Background information
- Genres: Glam metal, hard rock
- Occupations: Musician Lawyer
- Instrument: Drums

= Jim Drnec =

American musician

Jim Drnec is a drummer who played for the glam metal band Cinderella. He replaced original Cinderella drummer Tony Destra, who went on to the band Britny Fox. Drnec was himself replaced by drummer Fred Coury, although session player Jody Cortez played on Cinderella's first official album, Night Songs. Drnec is now a retired trial attorney in Delaware. In addition to Cinderella, from 1977 through 1989 Drnec played drums for Philly-area bands Big Eyes, Psychopath, V, Horsepower, The Dead End Kids, Hide Your Daughters, Network, and Tangier. In 1989, Network released their CD of original material, Crashin’ Hollywood. From 1990 through 1995, Drnec played drums for Southern California artists such as Raven Slaughter, A Pack of Gurus, The Blues Bastards, The Alexander Band, and The James Leigh Bishop Band. Most recently, Drnec played in the tri-state area locally with his blues band, The DelCats, from 2003 to 2009. Since 2006, Drnec has been playing in Philadelphia with local artist Tony Mecca in Mecca's band the Heavy MeNtal Gypsies. In 2020, Mecca released his seventh CD, Fractured Poetry. From 2011 to 2015, Drnec played drums for Ever/After, an all original hard rock band featuring Reggie Wu of Heaven's Edge, bassist Buddy Cash, guitarist Mike Sheahan, and vocalist Christopher Thomas of the Denver, Colorado band Omniism. Ever/After released its debut CD, A Beautiful Lie in August, 2013. The album contained all original material written by Wu and Drnec. Drnec was also the drummer for original Philadelphia rock band The Electric Boa in 2015–2016.

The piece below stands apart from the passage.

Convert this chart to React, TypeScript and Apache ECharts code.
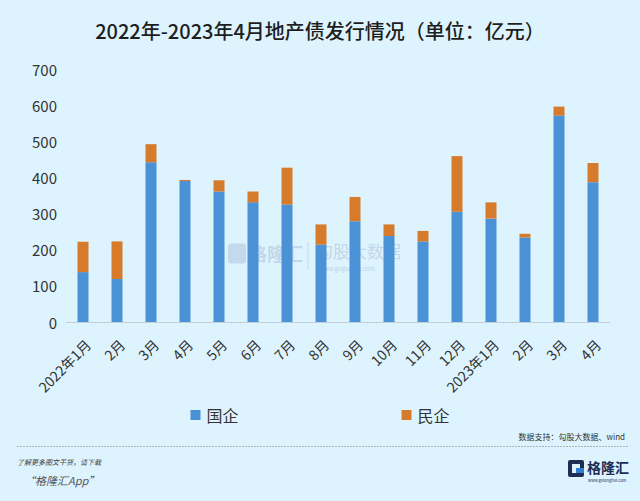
import React, { useEffect, useRef } from "react";
import * as echarts from "echarts";

const categories = [
  "2022年1月", "2月", "3月", "4月", "5月", "6月", "7月", "8月", "9月", "10月", "11月", "12月",
  "2023年1月", "2月", "3月", "4月",
];
const stateOwned = [138, 119, 442, 390, 361, 331, 325, 214, 279, 238, 223, 305, 286, 234, 571, 387];
const privateOwned = [84, 104, 50, 3, 31, 30, 102, 56, 67, 32, 29, 154, 45, 10, 25, 53];
const yTicks = { min: 0, max: 700, interval: 100 };

const FONT = '"Noto Sans CJK SC", "Noto Sans", sans-serif';

export default function App() {
  const ref = useRef<HTMLDivElement>(null);
  useEffect(() => {
    if (!ref.current) return;
    const chart = echarts.init(ref.current, null, { renderer: "svg" });
    chart.setOption({
      animation: false,
      backgroundColor: "#ddf3fd",
      textStyle: { fontFamily: FONT },
      title: {
        text: "2022年-2023年4月地产债发行情况（单位：亿元）",
        left: "center",
        top: 15,
        textStyle: { fontSize: 20, fontWeight: 500, color: "#1e1e1e", fontFamily: FONT },
      },
      grid: { left: 66, right: 30, top: 69, bottom: 179, containLabel: false },
      legend: {
        left: "center",
        top: 402,
        itemWidth: 10,
        itemHeight: 10,
        itemGap: 163,
        icon: "rect",
        textStyle: { fontSize: 16, color: "#333", fontFamily: FONT, padding: [0, 0, 0, 1] },
        data: ["国企", "民企"],
      },
      xAxis: {
        type: "category",
        data: categories,
        axisLine: { lineStyle: { color: "#c3d0da", width: 1 } },
        axisTick: { show: false },
        axisLabel: {
          rotate: 45,
          interval: 0,
          fontSize: 14,
          color: "#333",
          margin: 15,
          verticalAlign: "top",
          fontFamily: FONT,
        },
      },
      yAxis: {
        type: "value",
        min: yTicks.min,
        max: yTicks.max,
        interval: yTicks.interval,
        splitLine: { show: false },
        axisLine: { show: false },
        axisTick: { show: false },
        axisLabel: { fontSize: 15, color: "#333", margin: 9, fontFamily: FONT },
      },
      series: [
        {
          name: "国企",
          type: "bar",
          stack: "total",
          barWidth: 11,
          itemStyle: { color: "#4a91d6" },
          data: stateOwned,
        },
        {
          name: "民企",
          type: "bar",
          stack: "total",
          barWidth: 11,
          itemStyle: { color: "#d67a2c" },
          data: privateOwned,
        },
      ],
      graphic: [
        // watermark
        {
          type: "group",
          left: 228,
          top: 239,
          silent: true,
          children: [
            { type: "rect", shape: { x: 0, y: 2, width: 18, height: 20, r: 3 }, style: { fill: "rgba(150,170,200,0.35)" } },
            { type: "text", style: { x: 21, y: 2, text: "格隆汇", fontSize: 18, lineHeight: 18, fontWeight: "bold", fill: "rgba(150,170,200,0.4)", fontFamily: FONT } },
            { type: "line", shape: { x1: 80, y1: 0, x2: 80, y2: 28 }, style: { stroke: "rgba(150,170,200,0.35)", lineWidth: 1 } },
            { type: "text", style: { x: 88, y: 0, text: "勾股大数据", fontSize: 17, lineHeight: 17, fill: "rgba(150,170,200,0.4)", fontFamily: FONT } },
            { type: "text", style: { x: 91, y: 24, text: "www.gogudata.com", fontSize: 6, lineHeight: 6, fill: "rgba(150,170,200,0.5)", fontFamily: FONT } },
          ],
        },
        {
          type: "text",
          right: 15,
          top: 432,
          style: { text: "数据支持：勾股大数据、wind", fontSize: 8, fill: "#333", fontFamily: FONT },
        },
        {
          type: "line",
          shape: { x1: 17, y1: 446.5, x2: 628, y2: 446.5 },
          style: { stroke: "#a9b4bf", lineWidth: 1, lineDash: [2, 1] },
        },
        {
          type: "text",
          left: 17,
          top: 458,
          style: { text: "了解更多图文干货，请下载", fontSize: 7, fill: "#444", fontStyle: "italic", fontFamily: FONT },
        },
        {
          type: "text",
          left: 24,
          top: 474,
          style: { text: "“格隆汇App”", fontSize: 11, fill: "#555", fontStyle: "italic", fontFamily: FONT },
        },
        // bottom-right logo
        {
          type: "group",
          left: 568,
          top: 460,
          children: [
            { type: "rect", shape: { x: 0, y: 0, width: 16, height: 17, r: 2 }, style: { fill: "#1f2d55" } },
            { type: "rect", shape: { x: 4, y: 4, width: 8, height: 9 }, style: { fill: "#ddf3fd" } },
            { type: "rect", shape: { x: 8, y: 8, width: 8, height: 5 }, style: { fill: "#2f7fd6" } },
            { type: "text", style: { x: 19, y: 0, text: "格隆汇", fontSize: 14, lineHeight: 14, fontWeight: "bold", fill: "#1f2d55", fontFamily: FONT } },
            { type: "text", style: { x: 20, y: 18, text: "www.gelonghui.com", fontSize: 4, lineHeight: 4, fill: "#1f2d55", fontFamily: FONT } },
          ],
        },
      ],
    });
    return () => chart.dispose();
  }, []);
  return (
    <div
      ref={ref}
      style={{ position: "fixed", left: 0, top: 0, width: 640, height: 501 }}
    />
  );
}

In 2011 Drnec began a new project, 33 1/3 LIVE, which performs classic albums in their entirety using a rotating cast of the Delaware Valley's best musicians. The musical collective has performed the first Montrose album, the first Cars album, The Who's Who's Next, Aerosmith's Rocks album, Robin Trower's Bridge of Sighs, and ZZ Top's Tres Hombres. 33 1/3 LIVE's Killer Queen Experience performs the music of Queen, featuring that band's classic LP A Night At The Opera. More such projects are planned.